La montée des mouvements populistes transforme les systèmes politiques un peu partout dans le monde. Alors que l’appui envers ces mouvements « anti-élites » s’intensifie, plusieurs chercheurs tentent de savoir si le déclin économique et le renforcement des conflits entre les divers groupes jouent un rôle dans ce phénomène.
Un modèle mis au point par une équipe de chercheurs, notamment de l’Université Princeton, démontre comment la polarisation des groupes, la hausse des inégalités, ainsi que le déclin économique pourraient être étroitement liés.
Ce modèle s’appuie sur une théorie voulant que la polarisation des groupes tend à prendre de l’ampleur lorsque les temps sont durs sur le plan économique, et lorsque les inégalités sont en hausse. Malgré tout, même si les circonstances économiques s’améliorent, ces divisions pourraient demeurer profondément implantées.
Voilà pourquoi il est essentiel de renforcer les filets sociaux pour minimiser les conflits entre les divers groupes sociaux, ethniques et raciaux, affirment les chercheurs dans leurs travaux publiés dans Science Advances.
« Il arrive des moments où il est essentiel de retrouver l’unité nationale, comme nous le voyons en ce moment avec la COVID-19, mais nous ne devrions pas avoir à attendre une crise de santé publique ou une guerre pour rassembler les gens. Les décideurs et les membres des gouvernements devraient agir maintenant en investissant dans le renforcement des filets de sécurité sociale, qui peuvent prévenir l’élargissement des divisions sociales et politiques », mentionne Nolan McCarty, professeur à la Princeton School of Public and International Affairs.
Celui-ci a travaillé sur le modèle avec Alexander Stewart, de l’Université de Houston, et Joanna Bryson, de la Hertie School, en Allemagne. En utilisant des modèles d’évolution culturelle et de théorie des jeux évolutive, l’équipe a conçu son modèle pour examiner la volonté des gens à interagir avec d’autres personnes se trouvant à l’extérieur de leur propre groupe social.
La peur de l’autre
Ledit modèle s’appuie sur quelques assomptions – la première étant que le succès économique d’un individu est lié aux interactions avec les autres et la performance de l’économie qui sous-tend le tout. Les chercheurs assument également que les gens tendent à imiter le comportement des gens qui sont jugés comme ayant réussi, histoire que les comportements sociaux se répandent à travers le public.
Enfin, ils ont tenu pour acquis que les interactions au sein des groupes sociaux sont généralement moins risquées, avec des récompenses moins importantes, alors que celles avec des membres provenant de l’extérieur du groupe sont plus risquées, mais permettent d’envisager une récompense plus grande.

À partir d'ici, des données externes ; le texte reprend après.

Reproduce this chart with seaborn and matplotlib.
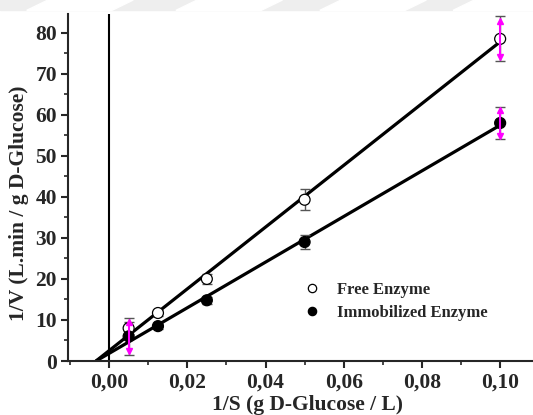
import numpy as np
import pandas as pd
import matplotlib
matplotlib.use("Agg")
import matplotlib.pyplot as plt
import seaborn as sns
from matplotlib.ticker import MultipleLocator, FuncFormatter
from matplotlib.patches import Polygon

# Lineweaver-Burk data
inv_s = [0.005, 0.0125, 0.025, 0.05, 0.1]
free_inv_v = [8.0, 11.7, 20.0, 39.3, 78.5]
free_err = [1.5, 0.8, 1.2, 2.6, 5.5]
immob_inv_v = [6.0, 8.5, 14.8, 29.0, 58.0]
immob_err = [4.5, 0.8, 0.8, 1.8, 4.0]
series_names = ["Free Enzyme", "Immobilized Enzyme"]

sns.set_style("ticks")
plt.rcParams["font.family"] = ["Liberation Serif", "DejaVu Serif"]
plt.rcParams["font.weight"] = "bold"

df = pd.DataFrame({
    "x": inv_s * 2,
    "y": free_inv_v + immob_inv_v,
    "err": free_err + immob_err,
    "series": [series_names[0]] * len(inv_s) + [series_names[1]] * len(inv_s),
})

fig = plt.figure(figsize=(5.33, 4.15), dpi=100)

# faint banner across the top of the figure
fig.patches.append(plt.Rectangle((0, 0.975), 1, 0.025, transform=fig.transFigure,
                                 color="#eeeeee", zorder=0))
for x0 in [0.05, 0.33, 0.6, 0.85]:
    fig.patches.append(Polygon([[x0, 0.975], [x0 + 0.04, 1.0], [x0 + 0.2, 1.0], [x0 + 0.16, 0.975]],
                               closed=True, transform=fig.transFigure, color="white", zorder=0))

ax = fig.add_axes([0.1276, 0.1301, 0.8724, 0.8365])
ax.set_xlim(-0.0105, 0.1084)
ax.set_ylim(0, 84.6)

# linear fits extended to the 1/V = 0 crossing
for name in series_names:
    sub = df[df["series"] == name]
    k, b = np.polyfit(sub["x"], sub["y"], 1)
    xs = np.array([-b / k, sub["x"].max()])
    sns.lineplot(x=xs, y=k * xs + b, ax=ax, color="black", lw=2.3, zorder=2)

# error bars with grey caps
for _, r in df.iterrows():
    ax.errorbar(r["x"], r["y"], yerr=r["err"], fmt="none", ecolor="#555555",
                elinewidth=1.0, capsize=3.5, capthick=1.0, zorder=3)

sns.scatterplot(data=df, x="x", y="y", hue="series", style="series",
                palette={series_names[0]: "white", series_names[1]: "black"},
                markers={series_names[0]: "o", series_names[1]: "o"},
                s=62, edgecolor="black", linewidth=0.9, ax=ax, zorder=5)

# magenta double arrows over the widest error bars
for _, r in df[df["err"] >= 4].iterrows():
    d = r["err"] * 0.8
    ax.plot([r["x"], r["x"]], [r["y"] - d, r["y"] + d], color="#ff00ff", lw=1.5, zorder=6)
    ax.plot(r["x"], r["y"] + d, marker="^", color="#ff00ff", ms=5, zorder=6)
    ax.plot(r["x"], r["y"] - d, marker="v", color="#ff00ff", ms=5, zorder=6)

# vertical reference line at 1/S = 0
ax.axvline(0, color="black", lw=1.5, zorder=1)

sns.despine(ax=ax)
for side in ["left", "bottom"]:
    ax.spines[side].set_linewidth(1.5)

ax.xaxis.set_major_locator(MultipleLocator(0.02))
ax.xaxis.set_minor_locator(MultipleLocator(0.01))
ax.yaxis.set_major_locator(MultipleLocator(10))
ax.yaxis.set_minor_locator(MultipleLocator(5))
ax.xaxis.set_major_formatter(FuncFormatter(lambda v, p: f"{v:.2f}".replace(".", ",").replace("-0,00", "0,00")))
ax.tick_params(axis="both", which="major", length=5, width=1.5, labelsize=15.5, pad=3)
ax.tick_params(axis="both", which="minor", length=3, width=1.2)
for lab in ax.get_xticklabels() + ax.get_yticklabels():
    lab.set_fontweight("bold")

ax.set_xlabel("1/S (g D-Glucose / L)", fontsize=15.5, fontweight="bold")
ax.set_ylabel("1/V (L.min / g D-Glucose)", fontsize=15.5, fontweight="bold")
ax.xaxis.set_label_coords(0.514, -0.097)
ax.yaxis.set_label_coords(-0.084, 0.455)

handles, labels = ax.get_legend_handles_labels()
for h in handles:
    if hasattr(h, "set_markersize"):
        h.set_markersize(6)
    elif hasattr(h, "set_sizes"):
        h.set_sizes([35])
leg = ax.legend(handles, labels, loc="center left", bbox_to_anchor=(0.472, 0.172),
                frameon=False, fontsize=12, handletextpad=0.9, labelspacing=0.45,
                handlelength=1.2)
for t in leg.get_texts():
    t.set_fontweight("bold")

fig.savefig("out.png", dpi=100)
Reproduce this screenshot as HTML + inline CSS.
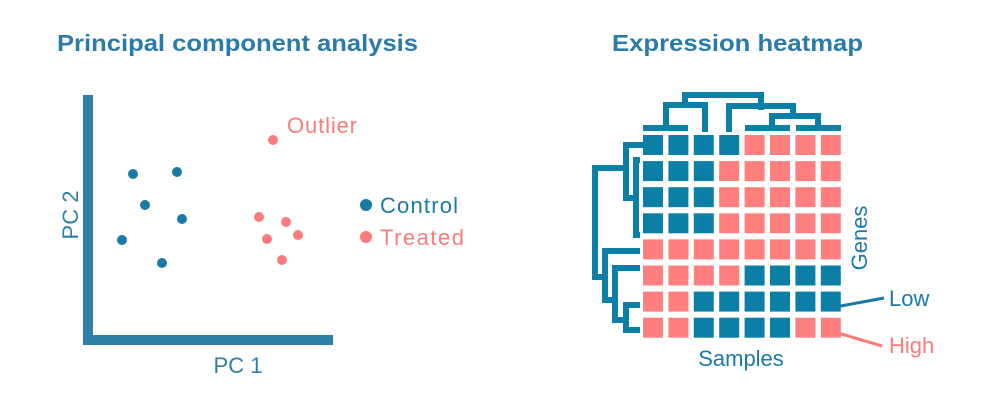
<!DOCTYPE html>
<html><head><meta charset="utf-8"><style>
html,body{margin:0;padding:0;background:#fff;width:1000px;height:400px;overflow:hidden}
svg{display:block}
text{font-family:"Liberation Sans",sans-serif}
</style></head><body>
<svg width="1000" height="400" viewBox="0 0 1000 400">
<text x="57" y="51" font-size="23" font-weight="bold" fill="#2a7ba8" textLength="361" lengthAdjust="spacingAndGlyphs">Principal component analysis</text>
<text x="612" y="51" font-size="23" font-weight="bold" fill="#2a7ba8" textLength="251" lengthAdjust="spacingAndGlyphs">Expression heatmap</text>
<rect x="83" y="95" width="10" height="250" fill="#2e7fa8"/>
<rect x="83" y="335" width="250" height="10" fill="#2e7fa8"/>
<g fill="#1b7aa5">
<circle cx="133" cy="174" r="5"/><circle cx="177" cy="172" r="5"/><circle cx="145" cy="205" r="5"/>
<circle cx="182" cy="219" r="5"/><circle cx="122" cy="240" r="5"/><circle cx="162" cy="263" r="5"/>
<circle cx="366" cy="205" r="6"/>
</g>
<g fill="#ff7b7b">
<circle cx="273" cy="140" r="5"/><circle cx="259" cy="217" r="5"/><circle cx="286" cy="222" r="5"/>
<circle cx="298" cy="235" r="5"/><circle cx="267" cy="239" r="5"/><circle cx="282" cy="260" r="5"/>
<circle cx="366" cy="237" r="6"/>
</g>
<text x="287" y="133" font-size="22" fill="#ff7b7b" textLength="70">Outlier</text>
<text x="380" y="213" font-size="22" fill="#1b7aa5" textLength="78">Control</text>
<text x="380" y="245" font-size="22" fill="#ff7b7b" textLength="84">Treated</text>
<text x="238" y="373" font-size="22" fill="#2e7fa8" text-anchor="middle">PC 1</text>
<text transform="translate(78,215) rotate(-90)" font-size="22" fill="#2e7fa8" text-anchor="middle">PC 2</text>
<g id="hm"></g>
<g fill="none" stroke="#0b7fa6" stroke-width="6">
<path d="M685,107 V95 H761 V110"/>
<path d="M666,127 V105 H705 V132"/>
<path d="M643,128 H688"/>
<path d="M729,132 V106 H793 V117"/>
<path d="M772,127 V116 H818 V127"/>
<path d="M745,128 H790"/>
<path d="M796,128 H841"/>
<path d="M626,168 H595 V277 H605"/>
<path d="M643,145 H626 V198 H636"/>
<path d="M640,160 H636 V235 H640"/>
<path d="M640,251 H605 V300 H615"/>
<path d="M640,268 H615 V320 H626"/>
<path d="M640,305 H626 V330 H640"/>
</g>
<text x="741" y="366" font-size="22" fill="#1b7aa5" text-anchor="middle">Samples</text>
<text transform="translate(867,238) rotate(-90)" font-size="22" fill="#1b7aa5" text-anchor="middle">Genes</text>
<line x1="830" y1="308" x2="884" y2="298" stroke="#1b7aa5" stroke-width="3"/>
<line x1="838" y1="333" x2="882" y2="346" stroke="#ff7b7b" stroke-width="3"/>
<text x="889" y="306" font-size="22" fill="#1b7aa5">Low</text>
<text x="889" y="353" font-size="22" fill="#ff7b7b">High</text>
</svg>
<script>
var m=["BBBBRRRR","BBBRRRRR","BBBRRRRR","BBBRRRRR","RRRRRRRR","RRRRBBBB","RRBBBBBB","RRBBBBRR"];
var g=document.getElementById("hm"),ns="http://www.w3.org/2000/svg";
for(var r=0;r<8;r++)for(var c=0;c<8;c++){var e=document.createElementNS(ns,"rect");
e.setAttribute("x",643+c*25.4);e.setAttribute("y",135+r*26.1);e.setAttribute("width",20);e.setAttribute("height",20);
e.setAttribute("fill",m[r][c]=="B"?"#0b7fa6":"#ff7f7f");g.appendChild(e);}
</script>
</body></html>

Cela signifie que lorsque les conditions économiques deviennent plus difficiles, les gens auront tendance à préférer la valeur sûre de l’interaction avec leurs proches et éviter les contacts avec les étrangers. Puisque ce comportement est imité, les interactions entre les groupes diminuent rapidement.
Ce modèle pourrait être utile pour expliquer des tendances politiques constatées à travers le monde. D’abord, le modèle soutient des théories voulant que les chocs économiques renforcent les mouvements d’extrême droite qui s’appuient sur la démonisation des groupes sociaux externes. Par exemple, la Grande Dépression et la crise de 2008 ont toutes deux mené à un appui renforcé envers les populistes d’extrême droite dans plusieurs pays, y compris les États-Unis et le Royaume-Uni.
Lorsqu’il est question d’inégalités, la plupart des modèles suggèrent qu’un profond fossé en matière de répartition des richesses avantage ceux qui se trouvent à la gauche de l’échiquier politique, ainsi que ceux qui recherchent justement une meilleure redistribution des revenus. Le nouveau modèle des scientifiques ne démontre pas nécessairement une telle tendance, mais révèle plutôt une volonté de réduire les interactions chez l’ensemble des groupes sociaux. Puisque les interactions entre groupes sont bénéfiques sur le plan économique, la société s’appauvrit.
« Plutôt que de poursuivre le débat non productif à savoir si « l’anxiété économique » ou un conflit entre groupes est à blâmer pour notre monde politique profondément divisé, les experts devraient consacrer davantage d’efforts à évaluer la rétroaction négative entre l’économie et les politiques identitaires », affirme M. McCarty.